In my experience, these are to be used only as a last resort. However, I am effusive with my use of informational rewards. I constantly tell my students how they are doing, where they are making progress, what areas still need refining. I am very attentive to the successes, big and small, of my students, and I make sure to heartily reinforce those. Parents can positively reinforce the effort and grit of their students. When you notice your child working on his vocab or HW, reinforce that. When a mock score increases, celebrate the effort which went into increasing the score; call attention to how his investment of time and energy has yielded returns. Avoid motivating using negative scenarios or creating a “failure-avoidant” orientation. The “success-approach” orientation has been proven to be much more effective. Keep it positive. Focus on the effort. And you’ll be giving your students an advantage.
How involved should I be in the process?
Let your children know that the prep is meaningful, that you are on their side. Be supportive. Celebrate the wins. Stay in the positive. At times, I’ve needed to pull parents closer in to the process if a student is not completing the assignments or doing the work with integrity. At other times, I’ve asked parents to create a little more space, and allow their child to manage the process more independently. There’s a golden mean where a student knows that the testing outcomes are meaningful to the parents, but the student does not feel overwhelmed with pressures or anxieties.
Does the timing of the process impact motivation?

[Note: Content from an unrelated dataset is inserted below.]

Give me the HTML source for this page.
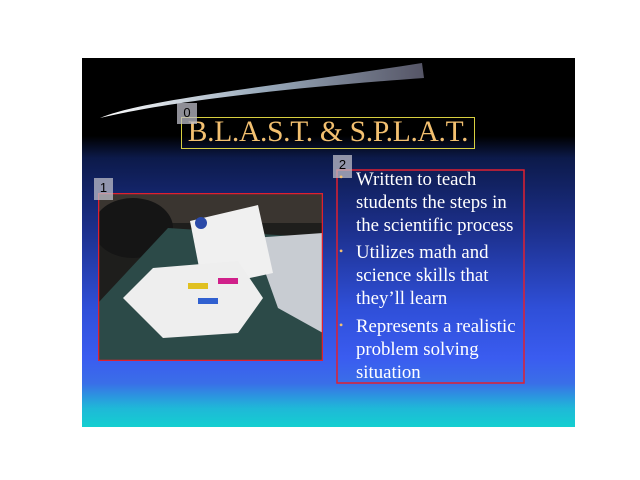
<!DOCTYPE html>
<html><head><meta charset="utf-8"><style>
body{margin:0;width:640px;height:480px;background:#fff;position:relative;overflow:hidden;font-family:"Liberation Serif",serif}
.abs{position:absolute}
#slide{left:82px;top:58px;width:493px;height:369px;background:linear-gradient(to bottom,#000 0px,#000 78px,#0c1a4a 100px,#1c2f8a 170px,#2f4fd8 250px,#3a5cf0 300px,#3a6ee8 325px,#1fb8d8 350px,#14cfd0 369px)}
.lbl{background:rgba(190,190,200,0.75);font-family:"Liberation Sans",sans-serif;font-size:13px;color:#000;text-align:center;line-height:20px}
.txt{color:#fff;font-size:18.8px;line-height:23px;left:356px;white-space:nowrap}
.bul{color:#f3c070;font-size:12px;left:339px}
</style></head><body>
<div id="slide" class="abs"></div>
<svg class="abs" style="left:82px;top:58px" width="493" height="369">
<defs><linearGradient id="g" x1="0" x2="1"><stop offset="0" stop-color="#fff"/><stop offset="0.5" stop-color="#9ab"/><stop offset="1" stop-color="#556"/></linearGradient></defs>
<path d="M18 60 C60 42 180 30 340 5 L342 20 C200 30 80 45 18 60 Z" fill="url(#g)"/>
</svg>
<div class="abs" style="left:181px;top:117px;width:292px;height:30px;border:1px solid #d8d040;color:#f3c070;font-size:29.5px;line-height:28px;text-align:center;white-space:nowrap;letter-spacing:-0.3px">B.L.A.S.T. &amp; S.P.L.A.T.</div>
<div class="abs lbl" style="left:177px;top:103px;width:20px;height:21px">0</div>
<svg class="abs" style="left:98px;top:193px" width="225" height="168">
<rect width="225" height="168" fill="#1e1e1c"/>
<rect x="0" y="0" width="225" height="30" fill="#3a3530"/>
<ellipse cx="35" cy="35" rx="40" ry="30" fill="#151515"/>
<polygon points="0,110 70,35 225,45 225,168 0,168" fill="#2c4a48"/>
<polygon points="155,45 225,40 225,140 180,115" fill="#c8ccd2"/>
<polygon points="92,28 160,12 175,80 105,95" fill="#f0f0f0"/>
<circle cx="103" cy="30" r="6" fill="#2b4aa8"/>
<rect x="85" y="75" width="30" height="25" fill="#111"/>
<polygon points="25,105 55,75 140,68 165,105 140,140 65,145" fill="#eeeeee"/>
<rect x="90" y="90" width="20" height="6" fill="#e0c020"/><rect x="120" y="85" width="20" height="6" fill="#d0208a"/><rect x="100" y="105" width="20" height="6" fill="#3060d0"/>
<rect x="0.5" y="0.5" width="224" height="167" fill="none" stroke="#e02030" stroke-width="1.5"/>
</svg>
<div class="abs lbl" style="left:94px;top:178px;width:19px;height:22px">1</div>
<svg class="abs" style="left:336px;top:169px" width="190" height="216"><rect x="1" y="1" width="187" height="213" fill="none" stroke="#e02030" stroke-width="1.5"/></svg>
<div class="abs lbl" style="left:333px;top:155px;width:19px;height:23px">2</div>
<div class="abs bul" style="top:170px">•</div>
<div class="abs txt" style="top:168px">Written to teach<br>students the steps in<br>the scientific process</div>
<div class="abs bul" style="top:244px">•</div>
<div class="abs txt" style="top:241px">Utilizes math and<br>science skills that<br>they’ll learn</div>
<div class="abs bul" style="top:318px">•</div>
<div class="abs txt" style="top:315px">Represents a realistic<br>problem solving<br>situation</div>
</body></html>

The timing of test prep is very important. If you prep over too long of a period of time, students frequently burn out, and their motivation diminishes. If you wait until too late junior year to begin, the pressure can get more intense and you run the risk of increasing anxiety. I believe prep should start, at the earliest, the summer before junior year. I don’t believe in testing throughout the entire year. I believe in prepping for a specific test date or two, and then backing off, giving the student a break. If/when we return to tackle the assessments anew, we rebuild momentum and go in strong. We should have specific score goals for each assessment and use each successive test as a stepping stone en route to a student’s ultimate goal. Celebrate each step and each victory along the path.